Thank you. Good morning, everybody. Welcome to our pre class briefing. I think if we look at the operating environment, Kenny, we're in 2 geographies where there's quite a lot of uncertainty. And I think that Okay.
The U. K, obviously, there's a lot of uncertainty around Brexit. Brexit inflation has been rising, and there's A bit of a squeeze on household spending. So we're expecting lower growth among economists, but I listened to my colleague here, Philip Shaw. And then I think the South African economy came out of recession in the second quarter, but business and consumer confidence are very low.
And that's really because we have a very challenging political environment at this point in time.
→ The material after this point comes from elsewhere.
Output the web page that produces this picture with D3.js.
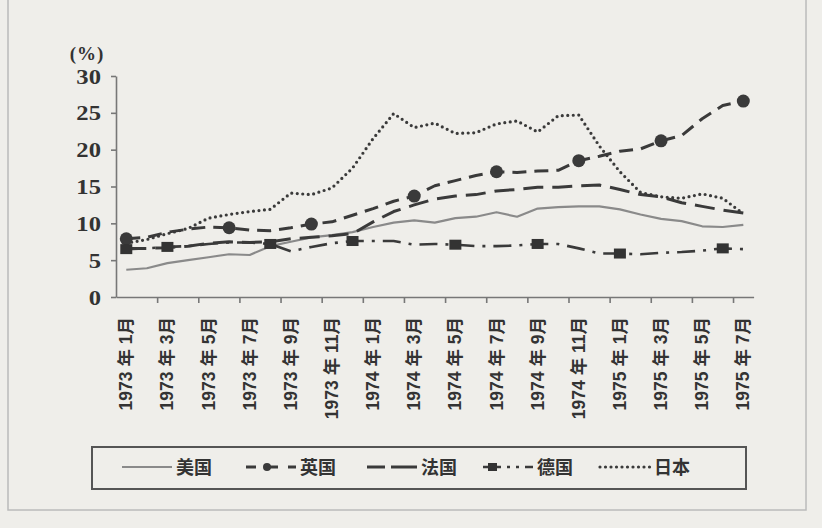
<!DOCTYPE html>
<html>
<head>
<meta charset="utf-8">
<script src="https://cdn.jsdelivr.net/npm/d3@7"></script>
<style>
  body { margin: 0; background: #efeeea; }
  svg { display: block; }
  .axis path, .axis line { stroke: #777; stroke-width: 1.6; }
  .axis text { display: none; }
</style>
</head>
<body>
<div id="chart"></div>
<script>
// months, Jan 1973 .. Jul 1975
const months = [];
[1973, 1974, 1975].forEach(function(y) {
  for (let m = 1; m <= 12; m++) {
    if (y === 1975 && m > 7) break;
    months.push(y + " 年 " + m + "月");
  }
});

const yTicks = [0, 5, 10, 15, 20, 25, 30];

// inflation rates (%)
const usa = [3.7, 3.9, 4.6, 5.0, 5.4, 5.8, 5.7, 6.9, 7.5, 8.1, 8.4, 8.8, 9.5, 10.1, 10.4, 10.1,
  10.7, 10.9, 11.5, 10.9, 12.0, 12.2, 12.3, 12.3, 11.9, 11.2, 10.6, 10.3, 9.6, 9.5, 9.8];
const uk = [7.9, 8.1, 8.8, 9.2, 9.5, 9.4, 9.1, 9.0, 9.4, 9.9, 10.2, 11.1, 12.0, 13.0, 13.7, 15.1,
  15.8, 16.5, 17.0, 16.9, 17.1, 17.2, 18.5, 19.1, 19.8, 20.1, 21.2, 21.9, 24.2, 26.0, 26.6];
const france = [6.6, 6.6, 6.7, 6.9, 7.3, 7.5, 7.4, 7.5, 7.9, 8.1, 8.3, 8.6, 10.2, 11.6, 12.5, 13.3,
  13.7, 13.9, 14.4, 14.6, 14.9, 14.9, 15.1, 15.2, 14.6, 13.9, 13.6, 12.8, 12.3, 11.8, 11.4];
const germany = [6.5, 6.6, 6.8, 6.9, 7.2, 7.4, 7.4, 7.2, 6.2, 6.8, 7.3, 7.6, 7.6, 7.6, 7.1, 7.2,
  7.1, 6.9, 6.9, 7.0, 7.2, 7.2, 6.6, 5.9, 5.9, 5.8, 6.0, 6.1, 6.3, 6.6, 6.5];
const japan = [7.3, 7.8, 8.6, 9.3, 10.7, 11.2, 11.6, 11.9, 14.1, 13.9, 14.8, 17.5, 21.5, 24.9, 23.0, 23.6,
  22.2, 22.3, 23.5, 23.9, 22.4, 24.6, 24.7, 20.5, 17.0, 14.2, 13.6, 13.4, 14.0, 13.4, 11.3];

// months that carry a marker
const ukMarks = [0, 5, 9, 14, 18, 22, 26, 30];
const germanyMarks = [0, 2, 7, 11, 16, 20, 24, 29];

const series = [
  { name: "美国", values: usa, color: "#8a8a8a", width: 2.2, dash: null },
  { name: "英国", values: uk, color: "#3a3a3a", width: 3, dash: "14,8", marks: ukMarks, marker: "circle" },
  { name: "法国", values: france, color: "#3a3a3a", width: 3, dash: "20,9" },
  { name: "德国", values: germany, color: "#3a3a3a", width: 2.6, dash: "18,8,3,8", marks: germanyMarks, marker: "square" },
  { name: "日本", values: japan, color: "#3a3a3a", width: 3.2, dash: "0,5.5", cap: "round" }
];

const W = 822, H = 528;
const svg = d3.select("#chart").append("svg")
  .attr("width", W).attr("height", H);

svg.append("rect").attr("width", W).attr("height", H).attr("fill", "#efeeea");
// page frame
svg.append("rect")
  .attr("x", 8).attr("y", -4).attr("width", 798).attr("height", 514)
  .attr("fill", "none").attr("stroke", "#bbb").attr("stroke-width", 1.5);

const x = d3.scaleLinear().domain([0, months.length]).range([116, 753.6]);
const y = d3.scaleLinear().domain([0, 30]).range([297, 76]);

// axes
svg.append("g").attr("class", "axis")
  .attr("transform", "translate(0," + y(0) + ")")
  .call(d3.axisBottom(x).tickValues(d3.range(2, months.length, 2)).tickSize(6).tickSizeOuter(0));
svg.append("g").attr("class", "axis")
  .attr("transform", "translate(" + x(0) + ",0)")
  .call(d3.axisLeft(y).tickValues(yTicks).tickSize(5).tickSizeOuter(0));

// y tick labels
svg.selectAll(".ylab").data(yTicks).enter().append("text")
  .attr("class", "ylab")
  .attr("transform", function(d) { return "translate(101," + (y(d) + 7.5) + ") scale(1.12,1)"; })
  .attr("text-anchor", "end")
  .attr("font-family", "Liberation Serif, serif")
  .attr("font-weight", "bold")
  .attr("font-size", 22)
  .attr("fill", "#333")
  .text(function(d) { return d; });

svg.append("text")
  .attr("x", 87).attr("y", 60)
  .attr("text-anchor", "middle")
  .attr("font-family", "Liberation Serif, serif")
  .attr("font-weight", "bold")
  .attr("font-size", 19)
  .attr("letter-spacing", 1)
  .attr("fill", "#333")
  .text("(%)");

// x labels, every second month
svg.selectAll(".xlab").data(months.filter(function(d, i) { return i % 2 === 0; })).enter()
  .append("text")
  .attr("class", "xlab")
  .attr("transform", function(d, k) {
    return "translate(" + (x(k * 2 + 0.5) + 6) + "," + 317 + ") rotate(-90)";
  })
  .attr("text-anchor", "end")
  .attr("font-family", "Liberation Sans, Noto Sans CJK SC, sans-serif")
  .attr("font-weight", "bold")
  .attr("font-size", 17.5)
  .attr("fill", "#333")
  .text(function(d) { return d; });

// lines
const line = d3.line()
  .x(function(d, i) { return x(i + 0.5); })
  .y(function(d) { return y(d); });

series.forEach(function(s) {
  svg.append("path")
    .datum(s.values)
    .attr("d", line)
    .attr("fill", "none")
    .attr("stroke", s.color)
    .attr("stroke-width", s.width)
    .attr("stroke-dasharray", s.dash)
    .attr("stroke-linecap", s.cap || "butt")
    .attr("stroke-linejoin", "round");
});

// markers
series.filter(function(s) { return s.marks; }).forEach(function(s) {
  const g = svg.append("g");
  if (s.marker === "circle") {
    g.selectAll("circle").data(s.marks).enter().append("circle")
      .attr("cx", function(i) { return x(i + 0.5); })
      .attr("cy", function(i) { return y(s.values[i]); })
      .attr("r", 6.5)
      .attr("fill", "#3a3a3a");
  } else {
    g.selectAll("rect").data(s.marks).enter().append("rect")
      .attr("x", function(i) { return x(i + 0.5) - 6; })
      .attr("y", function(i) { return y(s.values[i]) - 5; })
      .attr("width", 12).attr("height", 10)
      .attr("fill", "#333");
  }
});

// legend
const legend = svg.append("g");
legend.append("rect")
  .attr("x", 92).attr("y", 447).attr("width", 654).attr("height", 42)
  .attr("fill", "none").attr("stroke", "#555").attr("stroke-width", 2);

const legendX = [122, 246, 367, 483, 600];
series.forEach(function(s, k) {
  const lx = legendX[k], ly = 467;
  legend.append("line")
    .attr("x1", lx).attr("x2", lx + 50).attr("y1", ly).attr("y2", ly)
    .attr("stroke", s.color)
    .attr("stroke-width", s.width)
    .attr("stroke-dasharray", k === 1 ? "10,12,10" : k === 2 ? "18,6,26" : k === 3 ? "18,6,3,6,3,6,10" : s.dash)
    .attr("stroke-linecap", s.cap || "butt");
  if (s.marker === "circle") {
    legend.append("circle").attr("cx", lx + 21).attr("cy", ly).attr("r", 4).attr("fill", "#3a3a3a");
  }
  if (s.marker === "square") {
    legend.append("rect").attr("x", lx + 5).attr("y", ly - 4).attr("width", 9).attr("height", 8).attr("fill", "#333");
  }
  legend.append("text")
    .attr("x", lx + 54).attr("y", ly + 7)
    .attr("font-family", "Noto Sans CJK SC, sans-serif")
    .attr("font-weight", "bold")
    .attr("font-size", 18)
    .attr("fill", "#333")
    .text(s.name);
});
</script>
</body>
</html>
So On the other hand, we've had supportive stock markets, and I think that would have helped the overall results. We've also had Supportive currency. If we look at an overview of the 6 months, I think our Wealth and Investment business is expected to Report results come to the end of the prior period. And while the Asset Management business is expected to report results In line with the prior period.
I'll give you a little bit of color as to why in a moment. But both divisions have benefited from Higher average funds in the management and obviously, the favorable equity markets as well both have benefited from sound net inflows. I think the Specialist Banking businesses expect to report results ahead of the prior year. South Africa, well over the prior year. UK, well, it's behind the prior year, and I'll give you a little bit of color on that in a moment.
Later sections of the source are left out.